***** SOURCE EXCERPT

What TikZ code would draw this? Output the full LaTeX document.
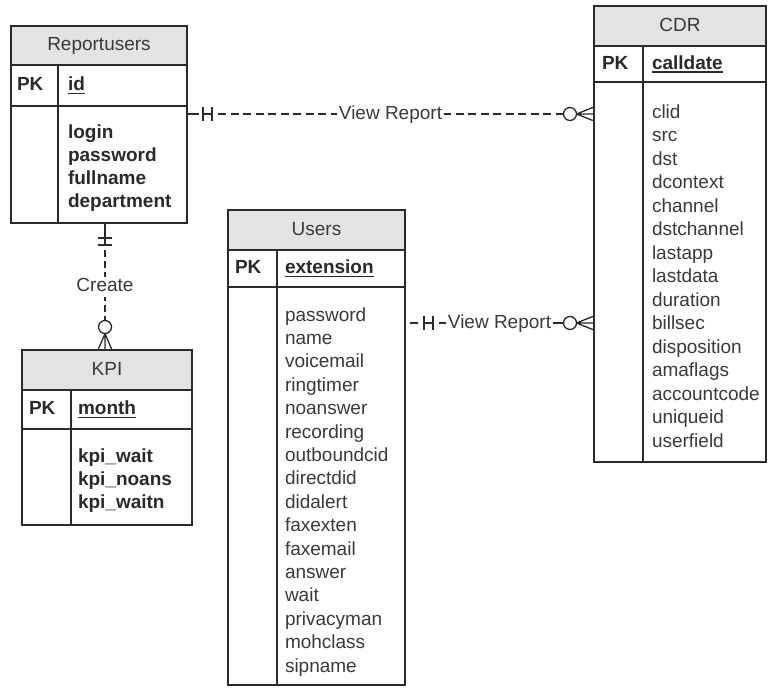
\documentclass[tikz,border=0pt]{standalone}
\usepackage{fontspec}
\setmainfont{Liberation Sans}
\usetikzlibrary{calc}
\definecolor{ink}{HTML}{2A2A2A}
\definecolor{soft}{HTML}{3A3A3A}
\definecolor{headfill}{HTML}{E3E3E3}
\tikzset{
  rowbox/.style={draw=ink, line width=1.6pt, inner sep=0pt, outer sep=0pt, anchor=north west},
  headbox/.style={rowbox, fill=headfill},
  rule/.style={draw=ink, line width=1.6pt},
  uline/.style={draw=ink, line width=1.3pt},
  basetxt/.style={inner sep=0pt, outer sep=0pt, text height=14pt, text depth=4pt},
  titletxt/.style={basetxt, text=soft, font=\fontsize{19}{23}\selectfont},
  plaintxt/.style={basetxt, anchor=west, text=soft, font=\fontsize{19}{23}\selectfont},
  boldtxt/.style={basetxt, anchor=west, text=ink, font=\fontsize{19}{23}\selectfont\bfseries},
  link/.style={draw=ink, line width=1.3pt},
  dashlink/.style={link, dash pattern=on 8pt off 4.5pt},
  vdashlink/.style={link, dash pattern=on 7pt off 4pt},
  linklabel/.style={basetxt, text=soft, fill=white, inner xsep=1.5pt, font=\fontsize{19}{23}\selectfont},
  optcircle/.style={circle, draw=ink, line width=1.3pt, fill=white, minimum size=13pt, inner sep=0pt, outer sep=0pt},
}
\begin{document}
\begin{tikzpicture}[x=1pt, y=-1pt]
\fill[white] (0,0) rectangle (769,688);
\useasboundingbox (0,0) rectangle (769,688);

% ---------- Reportusers ----------
\node[headbox, minimum width=176pt, minimum height=39pt] (ru-head) at (11,26) {};
\node[titletxt] (ru-title) at (ru-head.center) {Reportusers};
\node[rowbox, minimum width=176pt, minimum height=41pt] (ru-pk) at (ru-head.south west) {};
\node[rowbox, minimum width=176pt, minimum height=117pt] (ru-body) at (ru-pk.south west) {};
\draw[rule] ($(ru-pk.north west)+(47,0)$) -- ($(ru-body.south west)+(47,0)$);
\node[boldtxt] (ru-pkl) at ($(ru-pk.west)+(6,0)$) {PK};
\node[boldtxt] (ru-key) at ($(ru-pk.west)+(57,0)$) {id};
\draw[uline] ($(ru-key.south west)+(0,-1)$) -- ($(ru-key.south east)+(0,-1)$);
\foreach \t [count=\i from 0] in {login,password,fullname,department}
  \node[boldtxt] (ru-f\i) at ($(ru-body.north west)+(57,27+23*\i)$) {\t};

% ---------- KPI ----------
\node[headbox, minimum width=170pt, minimum height=40pt] (kpi-head) at (22,350) {};
\node[titletxt] (kpi-title) at (kpi-head.center) {KPI};
\node[rowbox, minimum width=170pt, minimum height=39pt] (kpi-pk) at (kpi-head.south west) {};
\node[rowbox, minimum width=170pt, minimum height=96pt] (kpi-body) at (kpi-pk.south west) {};
\draw[rule] ($(kpi-pk.north west)+(49,0)$) -- ($(kpi-body.south west)+(49,0)$);
\node[boldtxt] (kpi-pkl) at ($(kpi-pk.west)+(7,0)$) {PK};
\node[boldtxt] (kpi-key) at ($(kpi-pk.west)+(56,0)$) {month};
\draw[uline] ($(kpi-key.south west)+(0,-1)$) -- ($(kpi-key.south east)+(0,-1)$);
\foreach \t [count=\i from 0] in {kpi\_wait,kpi\_noans,kpi\_waitn}
  \node[boldtxt] (kpi-f\i) at ($(kpi-body.north west)+(56,28+23*\i)$) {\t};

% ---------- Users ----------
\node[headbox, minimum width=177pt, minimum height=40pt] (us-head) at (228,210) {};
\node[titletxt] (us-title) at (us-head.center) {Users};
\node[rowbox, minimum width=177pt, minimum height=37pt] (us-pk) at (us-head.south west) {};
\node[rowbox, minimum width=177pt, minimum height=398pt] (us-body) at (us-pk.south west) {};
\draw[rule] ($(us-pk.north west)+(49,0)$) -- ($(us-body.south west)+(49,0)$);
\node[boldtxt] (us-pkl) at ($(us-pk.west)+(7,0)$) {PK};
\node[boldtxt] (us-key) at ($(us-pk.west)+(57,0)$) {extension};
\draw[uline] ($(us-key.south west)+(0,-1)$) -- ($(us-key.south east)+(0,-1)$);
\foreach \t [count=\i from 0] in {password,name,voicemail,ringtimer,noanswer,recording,
    outboundcid,directdid,didalert,faxexten,faxemail,answer,wait,privacyman,mohclass,sipname}
  \node[plaintxt] (us-f\i) at ($(us-body.north west)+(57,29+23.4*\i)$) {\t};

% ---------- CDR ----------
\node[headbox, minimum width=172pt, minimum height=40pt] (cdr-head) at (594,6) {};
\node[titletxt] (cdr-title) at (cdr-head.center) {CDR};
\node[rowbox, minimum width=172pt, minimum height=36pt] (cdr-pk) at (cdr-head.south west) {};
\node[rowbox, minimum width=172pt, minimum height=380pt] (cdr-body) at (cdr-pk.south west) {};
\draw[rule] ($(cdr-pk.north west)+(49,0)$) -- ($(cdr-body.south west)+(49,0)$);
\node[boldtxt] (cdr-pkl) at ($(cdr-pk.west)+(8,0)$) {PK};
\node[boldtxt] (cdr-key) at ($(cdr-pk.west)+(58,0)$) {calldate};
\draw[uline] ($(cdr-key.south west)+(0,-1)$) -- ($(cdr-key.south east)+(0,-1)$);
\foreach \t [count=\i from 0] in {clid,src,dst,dcontext,channel,dstchannel,lastapp,lastdata,
    duration,billsec,disposition,amaflags,accountcode,uniqueid,userfield}
  \node[plaintxt] (cdr-f\i) at ($(cdr-body.north west)+(58,31+23.5*\i)$) {\t};

% ---------- Reportusers -- CDR : View Report ----------
\coordinate (y1) at (0,114);
\coordinate (r1a) at (ru-body.east |- y1);
\coordinate (r1b) at (cdr-body.west |- y1);
\draw[link] (r1a) -- ++(12,0);
\draw[link] ($(r1a)+(16,-7)$) -- ++(0,14) ($(r1a)+(25,-7)$) -- ++(0,14) ($(r1a)+(16,0)$) -- ++(9,0);
\draw[dashlink] ($(r1a)+(31,0)$) -- ($(r1b)+(-30,0)$);
\node[linklabel] (r1lab) at ($(r1a)!0.5!(r1b)$) {View Report};
\node[optcircle] (r1o) at ($(r1b)+(-24,0)$) {};
\draw[link] (r1o.east) -- (r1b) (r1o.east) -- ($(r1b)+(0,-7)$) (r1o.east) -- ($(r1b)+(0,7)$);

% ---------- Users -- CDR : View Report ----------
\coordinate (y2) at (0,323);
\coordinate (r2a) at (us-body.east |- y2);
\coordinate (r2b) at (cdr-body.west |- y2);
\draw[link] ($(r2a)+(5,0)$) -- ++(8,0);
\draw[link] ($(r2a)+(19,-7)$) -- ++(0,14) ($(r2a)+(28,-7)$) -- ++(0,14) ($(r2a)+(19,0)$) -- ++(9,0);
\node[linklabel] (r2lab) at ($(r2a)!0.5!(r2b)$) {View Report};
\draw[link] ($(r2a)+(34,0)$) -- (r2lab.west);
\node[optcircle] (r2o) at ($(r2b)+(-24,0)$) {};
\draw[link] (r2lab.east) -- (r2o.west);
\draw[link] (r2o.east) -- (r2b) (r2o.east) -- ($(r2b)+(0,-7)$) (r2o.east) -- ($(r2b)+(0,7)$);

% ---------- Reportusers -- KPI : Create ----------
\coordinate (x3) at (105,0);
\coordinate (r3a) at (ru-body.south -| x3);
\coordinate (r3b) at (kpi-head.north -| x3);
\draw[link] (r3a) -- ++(0,22);
\draw[link] ($(r3a)+(-7,15)$) -- ++(14,0) ($(r3a)+(-7,22)$) -- ++(14,0);
\draw[vdashlink] ($(r3a)+(0,27)$) -- ($(r3b)+(0,-29)$);
\node[linklabel, inner ysep=1pt] (r3lab) at ($(r3a)!0.5!(r3b)$) {Create};
\node[optcircle] (r3o) at ($(r3b)+(0,-23)$) {};
\draw[link] (r3o.south) -- (r3b) (r3o.south) -- ($(r3b)+(-7,0)$) (r3o.south) -- ($(r3b)+(7,0)$);
\end{tikzpicture}
\end{document}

**********

▶ GOAL
Repeat the lines above, starting at the first and stopping after the line that holds "(ru-f\i) at ($(ru-body.north", with the pictures left out.

▶ ANSWER TO THE PROBLEM
What TikZ code would draw this? Output the full LaTeX document.
\documentclass[tikz,border=0pt]{standalone}
\usepackage{fontspec}
\setmainfont{Liberation Sans}
\usetikzlibrary{calc}
\definecolor{ink}{HTML}{2A2A2A}
\definecolor{soft}{HTML}{3A3A3A}
\definecolor{headfill}{HTML}{E3E3E3}
\tikzset{
  rowbox/.style={draw=ink, line width=1.6pt, inner sep=0pt, outer sep=0pt, anchor=north west},
  headbox/.style={rowbox, fill=headfill},
  rule/.style={draw=ink, line width=1.6pt},
  uline/.style={draw=ink, line width=1.3pt},
  basetxt/.style={inner sep=0pt, outer sep=0pt, text height=14pt, text depth=4pt},
  titletxt/.style={basetxt, text=soft, font=\fontsize{19}{23}\selectfont},
  plaintxt/.style={basetxt, anchor=west, text=soft, font=\fontsize{19}{23}\selectfont},
  boldtxt/.style={basetxt, anchor=west, text=ink, font=\fontsize{19}{23}\selectfont\bfseries},
  link/.style={draw=ink, line width=1.3pt},
  dashlink/.style={link, dash pattern=on 8pt off 4.5pt},
  vdashlink/.style={link, dash pattern=on 7pt off 4pt},
  linklabel/.style={basetxt, text=soft, fill=white, inner xsep=1.5pt, font=\fontsize{19}{23}\selectfont},
  optcircle/.style={circle, draw=ink, line width=1.3pt, fill=white, minimum size=13pt, inner sep=0pt, outer sep=0pt},
}
\begin{document}
\begin{tikzpicture}[x=1pt, y=-1pt]
\fill[white] (0,0) rectangle (769,688);
\useasboundingbox (0,0) rectangle (769,688);

% ---------- Reportusers ----------
\node[headbox, minimum width=176pt, minimum height=39pt] (ru-head) at (11,26) {};
\node[titletxt] (ru-title) at (ru-head.center) {Reportusers};
\node[rowbox, minimum width=176pt, minimum height=41pt] (ru-pk) at (ru-head.south west) {};
\node[rowbox, minimum width=176pt, minimum height=117pt] (ru-body) at (ru-pk.south west) {};
\draw[rule] ($(ru-pk.north west)+(47,0)$) -- ($(ru-body.south west)+(47,0)$);
\node[boldtxt] (ru-pkl) at ($(ru-pk.west)+(6,0)$) {PK};
\node[boldtxt] (ru-key) at ($(ru-pk.west)+(57,0)$) {id};
\draw[uline] ($(ru-key.south west)+(0,-1)$) -- ($(ru-key.south east)+(0,-1)$);
\foreach \t [count=\i from 0] in {login,password,fullname,department}
  \node[boldtxt] (ru-f\i) at ($(ru-body.north west)+(57,27+23*\i)$) {\t};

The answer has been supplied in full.